--- START OF PROVIDED DATA ---
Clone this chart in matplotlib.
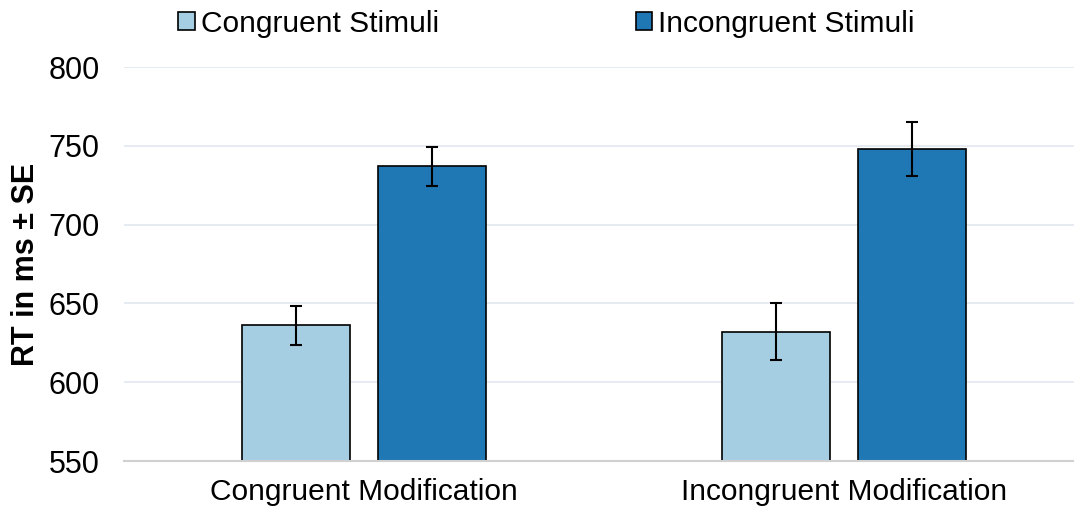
import matplotlib.pyplot as plt
import numpy as np

plt.rcParams["font.family"] = ["Liberation Sans", "DejaVu Sans"]

# Data
conditions = ["Congruent Modification", "Incongruent Modification"]
series = ["Congruent Stimuli", "Incongruent Stimuli"]
rt_congruent = [636, 632]
rt_incongruent = [737, 748]
se_congruent = [12.5, 18]
se_incongruent = [12.5, 17]

colors = ["#a6cee3", "#1f78b4"]

fig = plt.figure(figsize=(10.74, 5.12), dpi=100)
ax = fig.add_axes([0.1155, 0.0996, 0.8845, 0.7695])

x = np.arange(len(conditions))
width = 0.225
offset = 0.1417

err_kw = dict(ecolor="black", elinewidth=1.5, capsize=4.5, capthick=1.5)
ax.bar(x - offset, rt_congruent, width, yerr=se_congruent, color=colors[0],
       edgecolor="black", linewidth=1.2, label=series[0], error_kw=err_kw, zorder=3)
ax.bar(x + offset, rt_incongruent, width, yerr=se_incongruent, color=colors[1],
       edgecolor="black", linewidth=1.2, label=series[1], error_kw=err_kw, zorder=3)

ax.set_ylim(550, 800)
ax.set_xlim(-0.5, 1.479)
ax.set_yticks([550, 600, 650, 700, 750, 800])
ax.set_xticks(x)
ax.set_xticklabels(conditions, fontsize=21.5)
ax.tick_params(axis="y", labelsize=22, length=0, pad=36)
ax.tick_params(axis="x", length=0, pad=12)
for lab in ax.get_yticklabels():
    lab.set_horizontalalignment("center")

ax.grid(True, axis="y", color="#e4e9f0", linewidth=1.3, zorder=0)
for s in ["top", "right", "left"]:
    ax.spines[s].set_visible(False)
ax.spines["bottom"].set_color("#d0d0d0")
ax.spines["bottom"].set_linewidth(1.5)
ax.spines["bottom"].set_zorder(4)

ax.set_ylabel("RT in ms ± SE", fontsize=22, fontweight="bold")
ax.yaxis.set_label_coords(-0.087, 0.5)

fig.legend(loc="upper center", bbox_to_anchor=(0.509, 1.033), ncol=2, frameon=False,
           fontsize=21.5, handlelength=0.55, handleheight=0.55, handletextpad=0.2,
           columnspacing=6.6)

plt.savefig("out.png", dpi=100)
--- END OF PROVIDED DATA ---
Exclude the pictures. Write out the remaining data exactly.

Clone this chart in matplotlib.
import matplotlib.pyplot as plt
import numpy as np

plt.rcParams["font.family"] = ["Liberation Sans", "DejaVu Sans"]

# Data
conditions = ["Congruent Modification", "Incongruent Modification"]
series = ["Congruent Stimuli", "Incongruent Stimuli"]
rt_congruent = [636, 632]
rt_incongruent = [737, 748]
se_congruent = [12.5, 18]
se_incongruent = [12.5, 17]

colors = ["#a6cee3", "#1f78b4"]

fig = plt.figure(figsize=(10.74, 5.12), dpi=100)
ax = fig.add_axes([0.1155, 0.0996, 0.8845, 0.7695])

x = np.arange(len(conditions))
width = 0.225
offset = 0.1417

err_kw = dict(ecolor="black", elinewidth=1.5, capsize=4.5, capthick=1.5)
ax.bar(x - offset, rt_congruent, width, yerr=se_congruent, color=colors[0],
       edgecolor="black", linewidth=1.2, label=series[0], error_kw=err_kw, zorder=3)
ax.bar(x + offset, rt_incongruent, width, yerr=se_incongruent, color=colors[1],
       edgecolor="black", linewidth=1.2, label=series[1], error_kw=err_kw, zorder=3)

ax.set_ylim(550, 800)
ax.set_xlim(-0.5, 1.479)
ax.set_yticks([550, 600, 650, 700, 750, 800])
ax.set_xticks(x)
ax.set_xticklabels(conditions, fontsize=21.5)
ax.tick_params(axis="y", labelsize=22, length=0, pad=36)
ax.tick_params(axis="x", length=0, pad=12)
for lab in ax.get_yticklabels():
    lab.set_horizontalalignment("center")

ax.grid(True, axis="y", color="#e4e9f0", linewidth=1.3, zorder=0)
for s in ["top", "right", "left"]:
    ax.spines[s].set_visible(False)
ax.spines["bottom"].set_color("#d0d0d0")
ax.spines["bottom"].set_linewidth(1.5)
ax.spines["bottom"].set_zorder(4)

ax.set_ylabel("RT in ms ± SE", fontsize=22, fontweight="bold")
ax.yaxis.set_label_coords(-0.087, 0.5)

fig.legend(loc="upper center", bbox_to_anchor=(0.509, 1.033), ncol=2, frameon=False,
           fontsize=21.5, handlelength=0.55, handleheight=0.55, handletextpad=0.2,
           columnspacing=6.6)

plt.savefig("out.png", dpi=100)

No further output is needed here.